A alternativa à uma eventual “revisão reducionista” de gastos em saúde e educação, segundo ela, seria sua qualificação para que fossem efetivamente cumpridos os planos setoriais.
“Se os pisos em saúde e educação fossem materialmente aderentes aos planos sanitário e educacional, visando ao cumprimento tempestivo e pleno das suas metas, o foco não seria a redução imediata dos gastos, mas a sua qualidade, mitigando a alocação balcanizada das emendas parlamentares desatentas a tais planos setoriais e os desvios que ocorrem durante a execução orçamentária”, concluiu.
O que diz o Tesouro Nacional
O g1 entrou em contato com o Tesouro Nacional e perguntou se a equipe econômica irá encaminhar, de fato, proposta ao Congresso para mudar os atuais formatos de pisos em saúde e educação, e se há possibilidade de utilização das simulações do estudo divulgado na semana passada.

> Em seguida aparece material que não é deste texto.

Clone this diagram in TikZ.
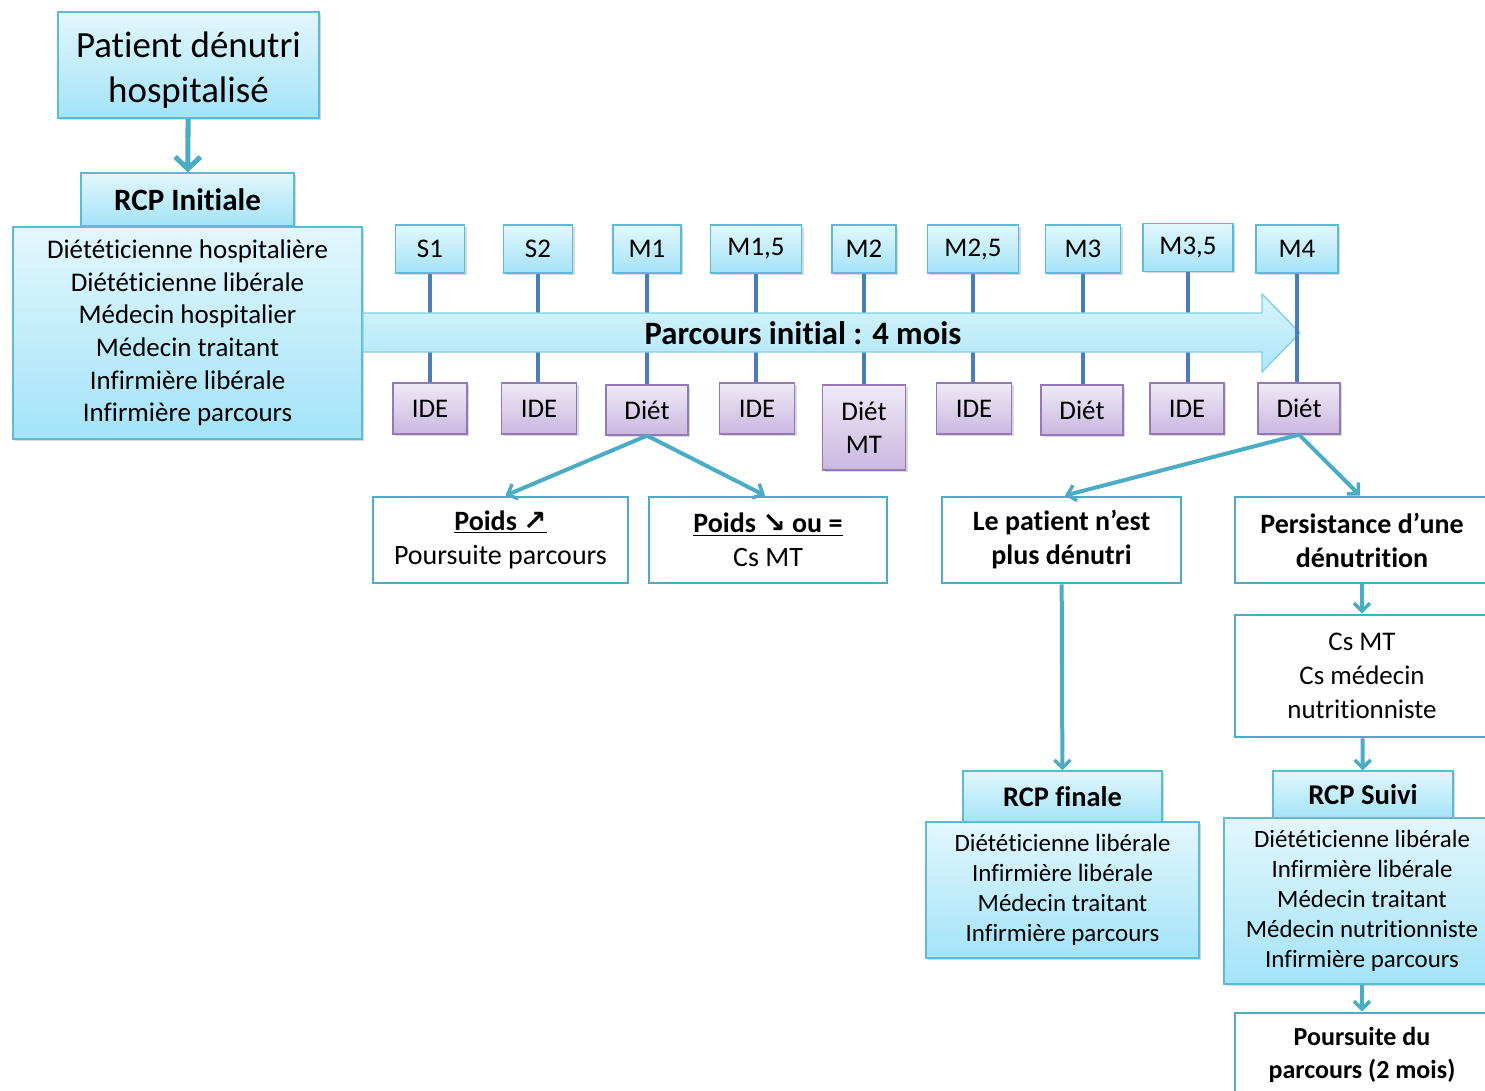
\documentclass[tikz,border=0pt]{standalone}
\usepackage{fontspec}
\setmainfont{Carlito}[RawFeature={-liga;-clig;-dlig;-calt}]
\newfontfamily\symfont{DejaVu Sans}
\usetikzlibrary{arrows.meta,shadows}
\definecolor{gtop}{HTML}{E3F7FD}
\definecolor{gbot}{HTML}{A3E3F8}
\definecolor{gborder}{HTML}{5EBBD5}
\definecolor{ptop}{HTML}{EFEAF6}
\definecolor{pbot}{HTML}{CAB7E0}
\definecolor{pborder}{HTML}{9479B8}
\definecolor{teal}{HTML}{4BACC6}
\definecolor{vblue}{HTML}{4A7EBB}
\definecolor{tltop}{HTML}{DAF4FC}
\definecolor{tlbot}{HTML}{ACE6F8}
\definecolor{tlborder}{HTML}{80D0E6}
\newcommand\ftitle{\fontsize{27.7}{33.75}\selectfont}
\newcommand\flist{\fontsize{20.2}{24.5}\selectfont}
\newcommand\fsmall{\fontsize{18.7}{22.5}\selectfont}
\newcommand\ftl{\fontsize{24.5}{28}\selectfont\bfseries}
\newcommand\fwhite{\fontsize{21}{25.5}\selectfont}
\newcommand\fpours{\fontsize{19.5}{24.75}\selectfont\bfseries}
\begin{document}
\begin{tikzpicture}[x=0.75pt,y=-0.75pt,
  sz/.style 2 args={minimum width=#1*0.75pt, minimum height=#2*0.75pt},
  shadowed/.style={drop shadow={opacity=0.3,shadow xshift=1.5pt,shadow yshift=-1.5pt}},
  gbox/.style={draw=gborder, line width=1pt, top color=gtop, bottom color=gbot, shadowed, inner sep=0pt, align=center, text=black},
  pbox/.style={draw=pborder, line width=1pt, top color=ptop, bottom color=pbot, shadowed, inner sep=0pt, align=center, text=black, font=\flist},
  tbox/.style={gbox, font=\flist, sz={#1}{48}},
  wbox/.style={draw=teal, line width=2.2pt, fill=white, inner sep=0pt, align=center, font=\fwhite},
  conn/.style={draw=teal, line width=3pt, -{Straight Barb[length=6pt,width=12pt,line width=2.6pt]}},
  vline/.style={draw=vblue, line width=2.3pt}]
\useasboundingbox (0,0) rectangle (1485,1091);

% top left
\node[gbox, sz={261}{106}, font=\ftitle] (patient) at (188.5,65) {\parbox{190pt}{\centering\vspace*{8pt}Patient dénutri\\hospitalisé}};
\node[gbox, sz={213}{53}, font={\fontsize{23.3}{27}\selectfont\bfseries}] (rcpi) at (187.5,199.5) {RCP Initiale};
\node[gbox, sz={349}{212}, font=\flist] (rcpibody) at (187.5,333) {Diététicienne hospitalière\\Diététicienne libérale\\Médecin hospitalier\\Médecin traitant\\Infirmière libérale\\Infirmière parcours};

% timeline boxes
\node[tbox=69] (s1) at (430,249) {S1};
\node[tbox=69] (s2) at (538,249) {S2};
\node[tbox=68] (m1) at (647,249) {M1};
\node[tbox=91] (m15) at (756,249) {M1,5};
\node[tbox=64] (m2) at (864,249) {M2};
\node[tbox=91] (m25) at (973,249) {M2,5};
\node[tbox=75] (m3) at (1083,249) {M3};
\node[tbox=90] (m35) at (1188,247.5) {M3,5};
\node[tbox=82] (m4) at (1297,249) {M4};

\node[pbox, sz={74}{51}] (b1) at (430,408.5) {IDE};
\node[pbox, sz={75}{51}] (b2) at (539,408.5) {IDE};
\node[pbox, sz={82}{50}] (b3) at (647,410) {Diét};
\node[pbox, sz={75}{51}] (b4) at (757,408.5) {IDE};
\node[pbox, sz={83}{85}] (b5) at (864,427.5) {Diét\\MT};
\node[pbox, sz={75}{51}] (b6) at (974,408.5) {IDE};
\node[pbox, sz={82}{50}] (b7) at (1082,410) {Diét};
\node[pbox, sz={74}{51}] (b8) at (1187,408.5) {IDE};
\node[pbox, sz={82}{51}] (b9) at (1299,408.5) {Diét};

\foreach \t/\b in {s1/b1,s2/b2,m1/b3,m15/b4,m2/b5,m25/b6,m3/b7,m35/b8}
  \draw[vline] (\t.south) -- (\t.south |- \b.north);

% timeline arrow
\path[draw=tlborder, line width=1pt, top color=tltop, bottom color=tlbot]
  (363,313) -- (1262,313) -- (1262,294) -- (1300,333) -- (1262,372) -- (1262,352) -- (363,352) -- cycle;
\node[font=\ftl] (tl) at (803,333) {Parcours initial : 4 mois};
\draw[vline] (m4.south) -- (m4.south |- b9.north);

% outcome boxes
\node[wbox, sz={255}{86}] (p1) at (500.5,540) {\textbf{\underline{Poids {\symfont\bfseries ↗}}}\\Poursuite parcours};
\node[wbox, sz={238}{86}] (p2) at (768,540) {\textbf{\underline{Poids {\symfont\bfseries ↘} ou =}}\\Cs MT};
\node[wbox, sz={239}{86}, font=\fwhite\bfseries] (ok) at (1061.5,540) {Le patient n’est\\plus dénutri};
\node[wbox, sz={254}{86}, font=\fwhite\bfseries] (pers) at (1362,540) {Persistance d’une\\dénutrition};
\node[wbox, sz={254}{122}, font={\fontsize{20.2}{25.5}\selectfont}] (cs) at (1362,676) {Cs MT\\Cs médecin\\nutritionniste};

\node[gbox, sz={199}{51}, font={\fontsize{21.3}{25}\selectfont\bfseries}] (rcpf) at (1062.5,796.5) {RCP finale};
\node[gbox, sz={273}{136}, font=\fsmall] (rcpfbody) at (1062.5,890) {Diététicienne libérale\\Infirmière libérale\\Médecin traitant\\Infirmière parcours};

\node[gbox, sz={180}{47}, font={\fontsize{21.5}{25}\selectfont\bfseries}] (rcps) at (1363,794.5) {RCP Suivi};
\node[gbox, sz={276}{166}, font=\fsmall] (rcpsbody) at (1362,901) {Diététicienne libérale\\Infirmière libérale\\Médecin traitant\\Médecin nutritionniste\\Infirmière parcours};

\node[wbox, sz={254}{84}, font=\fpours] (pours) at (1362,1055) {Poursuite du\\parcours (2 mois)};

% connectors
\draw[draw=teal, line width=3.8pt, -{Straight Barb[length=9pt,width=19pt,line width=3.8pt]}] (patient) -- (rcpi);
\draw[conn] (b3.south) -- ([xshift=3.75pt]p1.north);
\draw[conn] (b3.south) -- ([xshift=-2.25pt]p2.north);
\draw[conn] (b9.south) -- ([xshift=2.6pt]ok.north);
\draw[conn] (b9.south) -- ([xshift=-1.5pt]pers.north);
\draw[conn] (ok) -- (rcpf);
\draw[conn] (pers) -- (cs);
\draw[conn] (cs) -- (rcps);
\draw[conn] (rcpsbody) -- (pours);
\end{tikzpicture}
\end{document}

O órgão respondeu que os questionamentos “fogem à discussão técnica ilustrada no RPF [relatório], já que tratam de decisões políticas que envolvem questões de conveniência e oportunidade sobre a alteração de regras vigentes”.
Confirmou, entretanto, que os exercícios ilustrados no relatório “mostram critérios alternativos de vinculação dos mínimos com saúde e educação que trariam maior disponibilidade de recursos para uso em despesas discricionárias [livres dos ministérios], as quais pressupõem maior liberdade de alocação pelo Estado”.
“Esses recursos adicionais poderiam ser alocados em saúde e educação também, de acordo com a prioridade social de cada momento. Assim, não se pode afirmar que ‘saúde e a educação deixariam de receber esses mesmos R$ 500 bilhões nos nove anos da estimativa'”, acrescentou o Tesouro Nacional.
Desta forma, o que o Tesouro explicou é que, mesmo que esses recursos deixem de ser destinados necessariamente à saúde e à educação com a eventual mudança de regras, defendida pela equipe econômica do governo Lula, decisões políticas do governo e do Congresso Nacional poderiam, posteriormente, direcionar novamente os valores para estas áreas “de acordo com a prioridade social de cada momento”.